By Neal Prokop, Sport Performance Specialist
The dead bug is a popular core and abdominal exercise that we’ll use with our developing athletes to improve coordination. It’s not a complicated exercise to teach, but can be difficult to ensure each limb moves appropriately.
Lying flat on your back, your arms and thighs rest perpendicular to your body. Slowly, you’ll move them contra-laterally, while maintaining a flat back to eliminate any twisting and arching through your mid-section. But be careful, it can be tougher than it sounds!
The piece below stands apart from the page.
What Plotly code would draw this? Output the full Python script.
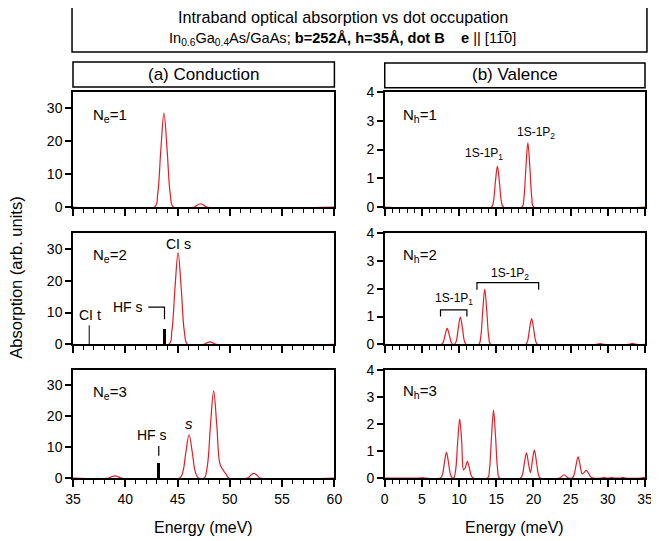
import plotly.graph_objects as go

# ---------------- data ----------------
# Conduction band spectra (energy meV, absorption) -- panel (a)
cond_ne1 = [(35.0, 0), (42.8, 0), (43.1, 4.0), (43.4, 17.4), (43.7, 28.6), (44.0, 17.4),
            (44.3, 4.0), (44.6, 0), (46.6, 0), (46.9, 0.6), (47.2, 1.0), (47.5, 0.6),
            (47.8, 0), (60.0, 0)]
cond_ne2 = [(35.0, 0), (44.15, 0), (44.45, 4.0), (44.75, 17.6), (45.05, 28.8), (45.35, 17.6),
            (45.65, 4.0), (45.95, 0), (47.5, 0), (47.8, 0.5), (48.1, 0.8), (48.4, 0.5),
            (48.7, 0), (60.0, 0)]
cond_ne3 = [(35.0, 0), (38.4, 0), (38.7, 0.45), (39.0, 0.7), (39.3, 0.45), (39.6, 0),
            (45.2, 0), (45.5, 1.9), (45.8, 8.5), (46.1, 14.0), (46.4, 8.5), (46.7, 1.9),
            (47.0, 0), (47.55, 0), (47.85, 3.9), (48.15, 17.2), (48.45, 28.2), (48.75, 17.2),
            (49.05, 4.6), (49.35, 2.6), (49.65, 1.2), (49.9, 0), (51.7, 0), (52.0, 0.9),
            (52.3, 1.5), (52.6, 0.9), (52.9, 0), (60.0, 0)]

# Valence band spectra -- panel (b)
val_nh1 = [(0.0, 0), (14.35, 0), (14.61, 0.19), (14.88, 0.87), (15.15, 1.42), (15.42, 0.87),
           (15.69, 0.19), (15.95, 0), (18.45, 0), (18.71, 0.3), (18.98, 1.36), (19.25, 2.23),
           (19.52, 1.36), (19.79, 0.3), (20.05, 0), (35.0, 0)]
val_nh2 = [(0.0, 0), (7.6, 0), (7.86, 0.08), (8.13, 0.35), (8.4, 0.58), (8.67, 0.35),
           (8.94, 0.08), (9.2, 0), (9.37, 0), (9.63, 0.13), (9.9, 0.6), (10.17, 0.98),
           (10.44, 0.6), (10.71, 0.13), (10.97, 0), (12.65, 0), (12.91, 0.27), (13.18, 1.21),
           (13.45, 1.98), (13.72, 1.21), (13.99, 0.27), (14.25, 0), (18.95, 0), (19.21, 0.13),
           (19.48, 0.57), (19.75, 0.93), (20.02, 0.57), (20.29, 0.13), (20.55, 0), (28.5, 0),
           (29.0, 0.03), (29.5, 0), (32.8, 0), (33.3, 0.04), (33.8, 0), (35.0, 0)]
val_nh3 = [(0.0, 0), (4.6, 0), (5.0, 0.01), (5.4, 0), (7.5, 0), (7.76, 0.13), (8.03, 0.58),
           (8.3, 0.95), (8.57, 0.58), (8.84, 0.13), (9.1, 0), (9.28, 0), (9.54, 0.3),
           (9.81, 1.34), (10.08, 2.19), (10.35, 1.34), (10.6, 0.3), (10.83, 0.38), (11.1, 0.62),
           (11.37, 0.38), (11.64, 0.08), (11.9, 0), (13.83, 0), (14.09, 0.34), (14.36, 1.53),
           (14.63, 2.5), (14.9, 1.53), (15.17, 0.34), (15.43, 0), (18.26, 0), (18.52, 0.13),
           (18.79, 0.57), (19.06, 0.93), (19.35, 0.5), (19.6, 0.2), (19.85, 0.63), (20.12, 1.03),
           (20.39, 0.63), (20.66, 0.14), (20.92, 0), (23.5, 0), (24.1, 0.12), (24.7, 0),
           (25.2, 0), (25.46, 0.11), (25.73, 0.48), (26.0, 0.78), (26.27, 0.48), (26.55, 0.15),
           (26.8, 0.2), (27.1, 0.28), (27.4, 0.17), (27.7, 0.04), (28.0, 0), (29.2, 0),
           (29.5, 0.02), (29.8, 0), (30.2, 0), (30.5, 0.02), (30.8, 0), (31.7, 0), (32.0, 0.02),
           (32.3, 0), (34.5, 0), (35.0, 0.02)]

# Hartree-Fock singlet lines (energy, height)
hf_s_ne2 = (43.75, 5.0)
hf_s_ne3 = (43.2, 5.0)
# CI triplet line
ci_t_ne2 = (36.55, 6.0)

cond_x_range = [35, 60]
val_x_range = [0, 35]
cond_y_range = [0, 35]
val_y_range = [0, 4]
cond_y_ticks = [0, 10, 20, 30]
val_y_ticks = [0, 1, 2, 3, 4]
cond_labels = ["N<sub>e</sub>=1", "N<sub>e</sub>=2", "N<sub>e</sub>=3"]
val_labels = ["N<sub>h</sub>=1", "N<sub>h</sub>=2", "N<sub>h</sub>=3"]

RED = "rgb(228,30,38)"
FONT = "Liberation Sans, Arial, Helvetica, sans-serif"

# ---------------- layout geometry ----------------
# (page body adds an 8px offset, so the figure is drawn 8px smaller and shifted)
W, H = 651, 533
ML, MR, MT, MB = 65, 6, 84, 63
xdom_a = [0.0, 0.457]
xdom_b = [0.545, 1.0]
ydoms = [[0.702, 1.0], [0.346, 0.635], [0.0, 0.280]]

fig = go.Figure()


def ax_name(i, kind):
    return kind if i == 1 else f"{kind}{i}"


spectra = [(cond_ne1, val_nh1), (cond_ne2, val_nh2), (cond_ne3, val_nh3)]
for r in range(3):
    for c in range(2):
        idx = r * 2 + c + 1
        pts = spectra[r][c]
        xs = [p[0] for p in pts]
        ys = [p[1] for p in pts]
        fig.add_trace(go.Scatter(x=xs, y=ys, mode="lines",
                                 line=dict(color=RED, width=1.2, shape="spline", smoothing=1.0),
                                 xaxis=ax_name(idx, "x"), yaxis=ax_name(idx, "y"),
                                 showlegend=False, hoverinfo="skip"))
        xa = dict(domain=xdom_a if c == 0 else xdom_b,
                  range=cond_x_range if c == 0 else val_x_range,
                  anchor=ax_name(idx, "y"),
                  tickmode="linear", tick0=0, dtick=5,
                  ticks="outside", ticklen=7, tickwidth=1.5, tickcolor="black",
                  minor=dict(dtick=1, ticks="outside", ticklen=4, tickwidth=1, tickcolor="black"),
                  showline=True, mirror=True, linewidth=1.5, linecolor="black",
                  showgrid=False, zeroline=False,
                  showticklabels=(r == 2),
                  tickfont=dict(family=FONT, size=14, color="black"))
        ya = dict(domain=ydoms[r],
                  range=cond_y_range if c == 0 else val_y_range,
                  anchor=ax_name(idx, "x"),
                  tickmode="array", tickvals=cond_y_ticks if c == 0 else val_y_ticks,
                  ticks="outside", ticklen=6, tickwidth=1.5, tickcolor="black",
                  showline=True, mirror=True, linewidth=1.5, linecolor="black",
                  showgrid=False, zeroline=False,
                  tickfont=dict(family=FONT, size=14, color="black"))
        fig.layout["xaxis" if idx == 1 else f"xaxis{idx}"] = xa
        fig.layout["yaxis" if idx == 1 else f"yaxis{idx}"] = ya

# HF singlet bars
for (e, h), idx in ((hf_s_ne2, 3), (hf_s_ne3, 5)):
    fig.add_trace(go.Bar(x=[e], y=[h], width=0.32, marker=dict(color="black", line=dict(width=0)),
                         xaxis=ax_name(idx, "x"), yaxis=ax_name(idx, "y"),
                         showlegend=False, hoverinfo="skip"))

# CI triplet thin line
fig.add_trace(go.Scatter(x=[ci_t_ne2[0], ci_t_ne2[0]], y=[0, ci_t_ne2[1]], mode="lines",
                         line=dict(color="black", width=1), xaxis="x3", yaxis="y3",
                         showlegend=False, hoverinfo="skip"))

# bracket / marker lines (label guides)
guides = [
    ("x3", "y3", [42.2, 43.75, 43.75], [11.7, 11.7, 7.9]),           # HF s, N_e=2
    ("x5", "y5", [43.2, 43.2], [10.4, 7.2]),                         # HF s, N_e=3
    ("x4", "y4", [7.5, 7.5, 11.05, 11.05], [1.0, 1.24, 1.24, 1.0]),  # 1S-1P1 bracket
    ("x4", "y4", [12.4, 12.4, 20.7, 20.7], [1.96, 2.22, 2.22, 1.96]),  # 1S-1P2 bracket
]
for xr, yr, gx, gy in guides:
    fig.add_trace(go.Scatter(x=gx, y=gy, mode="lines", line=dict(color="black", width=1.2),
                             xaxis=xr, yaxis=yr, showlegend=False, hoverinfo="skip"))

ann = []


def add_text(text, x, y, xref, yref, size=14, xanchor="center", yanchor="middle", **kw):
    ann.append(dict(text=text, x=x, y=y, xref=xref, yref=yref, showarrow=False,
                    xanchor=xanchor, yanchor=yanchor,
                    font=dict(family=FONT, size=size, color="black"), **kw))


for r in range(3):
    ia = r * 2 + 1
    ib = r * 2 + 2
    add_text(cond_labels[r], 36.7, 27.8, ax_name(ia, "x"), ax_name(ia, "y"), size=15, xanchor="left")
    add_text(val_labels[r], 2.2, 3.2, ax_name(ib, "x"), ax_name(ib, "y"), size=15, xanchor="left")

add_text("CI s", 45.1, 31.6, "x3", "y3")
add_text("CI t", 36.6, 9.3, "x3", "y3")
add_text("HF s", 40.3, 11.7, "x3", "y3")
add_text("HF s", 42.55, 13.8, "x5", "y5")
add_text("<i>s</i>", 46.1, 17.5, "x5", "y5", size=15)
add_text("1S-1P<sub>1</sub>", 13.4, 1.86, "x2", "y2", size=12)
add_text("1S-1P<sub>2</sub>", 20.4, 2.58, "x2", "y2", size=12)
add_text("1S-1P<sub>1</sub>", 9.3, 1.62, "x4", "y4", size=12)
add_text("1S-1P<sub>2</sub>", 16.8, 2.53, "x4", "y4", size=12)

# titles and headers
add_text("Intraband optical absorption vs dot occupation", 0.472, 1.195, "paper", "paper", size=16.2)
add_text("In<sub>0.6</sub>Ga<sub>0.4</sub>As/GaAs; <b>b=252Å, h=35Å, dot B</b>    <b>e</b> || [11\u03050]",
         0.472, 1.138, "paper", "paper", size=14.6)
add_text("(a) Conduction", sum(xdom_a) / 2, 1.045, "paper", "paper", size=17)
add_text("(b) Valence", sum(xdom_b) / 2, 1.045, "paper", "paper", size=17)
add_text("Energy (meV)", sum(xdom_a) / 2, -0.127, "paper", "paper", size=16)
add_text("Energy (meV)", sum(xdom_b) / 2, -0.127, "paper", "paper", size=16)
add_text("Absorption (arb. units)", -0.099, 0.52, "paper", "paper", size=16.5, textangle=-90)

shapes = [
    dict(type="rect", xref="paper", yref="paper", x0=-0.0017, x1=1.0034, y0=1.1036, y1=1.233,
         line=dict(color="black", width=1.5), fillcolor="white", layer="below"),
    dict(type="rect", xref="paper", yref="paper", x0=xdom_a[0], x1=xdom_a[1], y0=1.013, y1=1.078,
         line=dict(color="black", width=1.5)),
    dict(type="rect", xref="paper", yref="paper", x0=xdom_b[0], x1=xdom_b[1], y0=1.011, y1=1.075,
         line=dict(color="black", width=1.5)),
]

fig.update_layout(width=W, height=H, margin=dict(l=ML, r=MR, t=MT, b=MB),
                  paper_bgcolor="white", plot_bgcolor="white",
                  annotations=ann, shapes=shapes, showlegend=False, bargap=0,
                  font=dict(family=FONT, color="black"))

fig.write_html("out.html")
Below is a video to help you visualize the movement (but even my arms drift as I lower my leg to complete the movement)!
No matter your age or experience level, the exercise is great for engaging and activating the stabilizing muscles in your core. Although important, repeating any exercise over and over gets boring! Here are six of our favourite ways to incorporate the exercise into athlete programs, bringing life to the dead bug!
#1 – The Med Ball (MB) Dead Bug
Holding a med ball with both hands, reach and lower it above your head as you move a single leg to the end position, switch sides and repeat.
#2 – The Dumbbell (DB) Dead Bug
The exercise is similar to the MB dead bug, except hold dumbbells in both hands. Slowly reach and lower them above your head as you move a single leg to the end position, switch sides and repeat.
#3 – The Mini-Band Dead Bug
Identical to the regular dead bug exercise, however this variation involves wrapping a mini-band around your feet. This modification hammers the opposite lower abdominals and hip flexor as you lower a leg.
#4 – The Stability Ball (SB) Dead Bug
The SB dead bug is a great variation to include with developing athletes from a self-cueing standpoint. As athletes lower a leg and an arm, they must activate and squeeze the stability ball with the opposite limbs. If there’s improper movement, or they lax, the ball drops!
#5 – The Single Arm Med Ball (MB) Dead Bug
Another self-cueing variation, this time athletes let a ball or med ball rest on their flat palm. As they complete the movement, the shoulder must remain perpendicular and stable, or once again, the ball drops!
#6 – The Contra-lateral DB (DB) Dead Bug
Mirroring the original dead bug, this variation progresses to holding dumbbells in opposite hands. The extra load wants to drop, and lift your back, making it more difficult to maintain controlled motion and a flat back.